— START Data section —

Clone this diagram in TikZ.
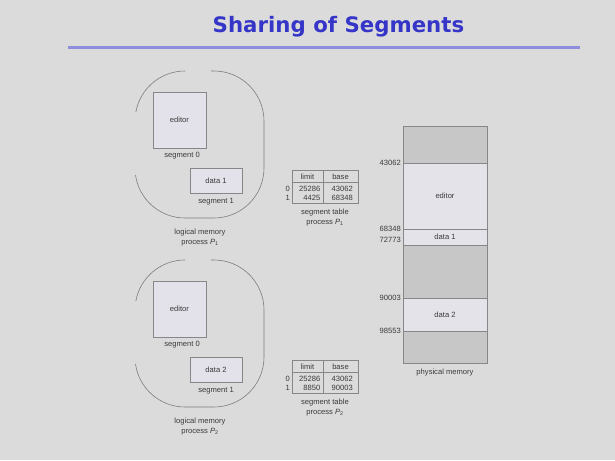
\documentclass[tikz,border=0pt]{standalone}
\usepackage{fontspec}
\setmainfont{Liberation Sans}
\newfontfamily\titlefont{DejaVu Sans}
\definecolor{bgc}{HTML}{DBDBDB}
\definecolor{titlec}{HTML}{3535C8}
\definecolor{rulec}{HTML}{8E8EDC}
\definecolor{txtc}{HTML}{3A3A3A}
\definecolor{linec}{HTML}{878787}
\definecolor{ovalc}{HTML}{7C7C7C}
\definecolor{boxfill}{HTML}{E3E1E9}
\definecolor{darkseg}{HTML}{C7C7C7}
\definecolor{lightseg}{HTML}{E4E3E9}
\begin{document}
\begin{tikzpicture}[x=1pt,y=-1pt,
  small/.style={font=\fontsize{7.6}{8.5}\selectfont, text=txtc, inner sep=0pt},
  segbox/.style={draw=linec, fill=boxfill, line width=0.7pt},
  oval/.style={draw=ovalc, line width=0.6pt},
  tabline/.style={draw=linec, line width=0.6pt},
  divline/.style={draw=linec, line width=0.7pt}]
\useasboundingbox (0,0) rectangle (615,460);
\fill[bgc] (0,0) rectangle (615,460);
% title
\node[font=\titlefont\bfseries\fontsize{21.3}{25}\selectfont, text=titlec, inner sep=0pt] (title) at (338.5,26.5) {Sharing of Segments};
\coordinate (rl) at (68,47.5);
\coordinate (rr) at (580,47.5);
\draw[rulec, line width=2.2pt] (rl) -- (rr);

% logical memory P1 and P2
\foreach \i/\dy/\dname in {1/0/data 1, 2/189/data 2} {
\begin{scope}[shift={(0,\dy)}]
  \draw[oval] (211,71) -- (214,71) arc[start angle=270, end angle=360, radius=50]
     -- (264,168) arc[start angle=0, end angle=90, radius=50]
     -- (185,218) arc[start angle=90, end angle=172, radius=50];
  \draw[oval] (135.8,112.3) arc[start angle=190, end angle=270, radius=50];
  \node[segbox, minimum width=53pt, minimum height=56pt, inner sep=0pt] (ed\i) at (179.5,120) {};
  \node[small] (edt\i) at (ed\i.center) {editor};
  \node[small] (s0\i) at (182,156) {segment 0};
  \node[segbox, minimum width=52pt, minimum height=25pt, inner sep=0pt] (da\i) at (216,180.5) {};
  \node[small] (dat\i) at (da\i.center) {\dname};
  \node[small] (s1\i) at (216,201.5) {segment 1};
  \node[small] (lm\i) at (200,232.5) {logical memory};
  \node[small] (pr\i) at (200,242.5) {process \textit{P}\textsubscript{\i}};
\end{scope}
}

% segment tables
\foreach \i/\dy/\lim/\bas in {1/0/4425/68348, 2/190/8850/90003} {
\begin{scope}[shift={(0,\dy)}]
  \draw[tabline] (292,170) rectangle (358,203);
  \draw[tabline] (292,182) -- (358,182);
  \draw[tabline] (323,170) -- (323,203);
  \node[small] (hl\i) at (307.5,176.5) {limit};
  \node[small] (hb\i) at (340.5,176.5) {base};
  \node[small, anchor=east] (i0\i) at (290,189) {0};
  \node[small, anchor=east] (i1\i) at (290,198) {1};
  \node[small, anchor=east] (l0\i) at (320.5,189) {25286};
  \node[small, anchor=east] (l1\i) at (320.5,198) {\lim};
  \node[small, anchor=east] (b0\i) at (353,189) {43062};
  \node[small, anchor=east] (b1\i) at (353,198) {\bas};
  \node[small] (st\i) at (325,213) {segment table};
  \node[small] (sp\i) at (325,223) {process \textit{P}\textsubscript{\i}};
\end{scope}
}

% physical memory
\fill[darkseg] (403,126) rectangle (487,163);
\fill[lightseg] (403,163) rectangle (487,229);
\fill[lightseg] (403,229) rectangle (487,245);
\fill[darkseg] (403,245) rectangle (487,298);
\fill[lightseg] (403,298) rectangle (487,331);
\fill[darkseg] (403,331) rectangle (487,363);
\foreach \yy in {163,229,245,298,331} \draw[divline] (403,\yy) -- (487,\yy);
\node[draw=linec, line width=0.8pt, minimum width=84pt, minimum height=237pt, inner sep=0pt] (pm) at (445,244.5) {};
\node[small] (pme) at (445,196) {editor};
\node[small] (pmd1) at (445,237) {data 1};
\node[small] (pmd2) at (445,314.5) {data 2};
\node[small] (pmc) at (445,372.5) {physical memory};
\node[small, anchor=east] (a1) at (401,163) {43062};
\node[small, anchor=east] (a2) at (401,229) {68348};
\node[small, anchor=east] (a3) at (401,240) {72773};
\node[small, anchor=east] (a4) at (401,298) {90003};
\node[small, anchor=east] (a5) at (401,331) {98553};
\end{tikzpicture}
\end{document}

— END Data section —

Description of the task: Reproduce the material in full, word for word, and omit the pictures.

Exercise result:
Clone this diagram in TikZ.
\documentclass[tikz,border=0pt]{standalone}
\usepackage{fontspec}
\setmainfont{Liberation Sans}
\newfontfamily\titlefont{DejaVu Sans}
\definecolor{bgc}{HTML}{DBDBDB}
\definecolor{titlec}{HTML}{3535C8}
\definecolor{rulec}{HTML}{8E8EDC}
\definecolor{txtc}{HTML}{3A3A3A}
\definecolor{linec}{HTML}{878787}
\definecolor{ovalc}{HTML}{7C7C7C}
\definecolor{boxfill}{HTML}{E3E1E9}
\definecolor{darkseg}{HTML}{C7C7C7}
\definecolor{lightseg}{HTML}{E4E3E9}
\begin{document}
\begin{tikzpicture}[x=1pt,y=-1pt,
  small/.style={font=\fontsize{7.6}{8.5}\selectfont, text=txtc, inner sep=0pt},
  segbox/.style={draw=linec, fill=boxfill, line width=0.7pt},
  oval/.style={draw=ovalc, line width=0.6pt},
  tabline/.style={draw=linec, line width=0.6pt},
  divline/.style={draw=linec, line width=0.7pt}]
\useasboundingbox (0,0) rectangle (615,460);
\fill[bgc] (0,0) rectangle (615,460);
% title
\node[font=\titlefont\bfseries\fontsize{21.3}{25}\selectfont, text=titlec, inner sep=0pt] (title) at (338.5,26.5) {Sharing of Segments};
\coordinate (rl) at (68,47.5);
\coordinate (rr) at (580,47.5);
\draw[rulec, line width=2.2pt] (rl) -- (rr);

% logical memory P1 and P2
\foreach \i/\dy/\dname in {1/0/data 1, 2/189/data 2} {
\begin{scope}[shift={(0,\dy)}]
  \draw[oval] (211,71) -- (214,71) arc[start angle=270, end angle=360, radius=50]
     -- (264,168) arc[start angle=0, end angle=90, radius=50]
     -- (185,218) arc[start angle=90, end angle=172, radius=50];
  \draw[oval] (135.8,112.3) arc[start angle=190, end angle=270, radius=50];
  \node[segbox, minimum width=53pt, minimum height=56pt, inner sep=0pt] (ed\i) at (179.5,120) {};
  \node[small] (edt\i) at (ed\i.center) {editor};
  \node[small] (s0\i) at (182,156) {segment 0};
  \node[segbox, minimum width=52pt, minimum height=25pt, inner sep=0pt] (da\i) at (216,180.5) {};
  \node[small] (dat\i) at (da\i.center) {\dname};
  \node[small] (s1\i) at (216,201.5) {segment 1};
  \node[small] (lm\i) at (200,232.5) {logical memory};
  \node[small] (pr\i) at (200,242.5) {process \textit{P}\textsubscript{\i}};
\end{scope}
}

% segment tables
\foreach \i/\dy/\lim/\bas in {1/0/4425/68348, 2/190/8850/90003} {
\begin{scope}[shift={(0,\dy)}]
  \draw[tabline] (292,170) rectangle (358,203);
  \draw[tabline] (292,182) -- (358,182);
  \draw[tabline] (323,170) -- (323,203);
  \node[small] (hl\i) at (307.5,176.5) {limit};
  \node[small] (hb\i) at (340.5,176.5) {base};
  \node[small, anchor=east] (i0\i) at (290,189) {0};
  \node[small, anchor=east] (i1\i) at (290,198) {1};
  \node[small, anchor=east] (l0\i) at (320.5,189) {25286};
  \node[small, anchor=east] (l1\i) at (320.5,198) {\lim};
  \node[small, anchor=east] (b0\i) at (353,189) {43062};
  \node[small, anchor=east] (b1\i) at (353,198) {\bas};
  \node[small] (st\i) at (325,213) {segment table};
  \node[small] (sp\i) at (325,223) {process \textit{P}\textsubscript{\i}};
\end{scope}
}

% physical memory
\fill[darkseg] (403,126) rectangle (487,163);
\fill[lightseg] (403,163) rectangle (487,229);
\fill[lightseg] (403,229) rectangle (487,245);
\fill[darkseg] (403,245) rectangle (487,298);
\fill[lightseg] (403,298) rectangle (487,331);
\fill[darkseg] (403,331) rectangle (487,363);
\foreach \yy in {163,229,245,298,331} \draw[divline] (403,\yy) -- (487,\yy);
\node[draw=linec, line width=0.8pt, minimum width=84pt, minimum height=237pt, inner sep=0pt] (pm) at (445,244.5) {};
\node[small] (pme) at (445,196) {editor};
\node[small] (pmd1) at (445,237) {data 1};
\node[small] (pmd2) at (445,314.5) {data 2};
\node[small] (pmc) at (445,372.5) {physical memory};
\node[small, anchor=east] (a1) at (401,163) {43062};
\node[small, anchor=east] (a2) at (401,229) {68348};
\node[small, anchor=east] (a3) at (401,240) {72773};
\node[small, anchor=east] (a4) at (401,298) {90003};
\node[small, anchor=east] (a5) at (401,331) {98553};
\end{tikzpicture}
\end{document}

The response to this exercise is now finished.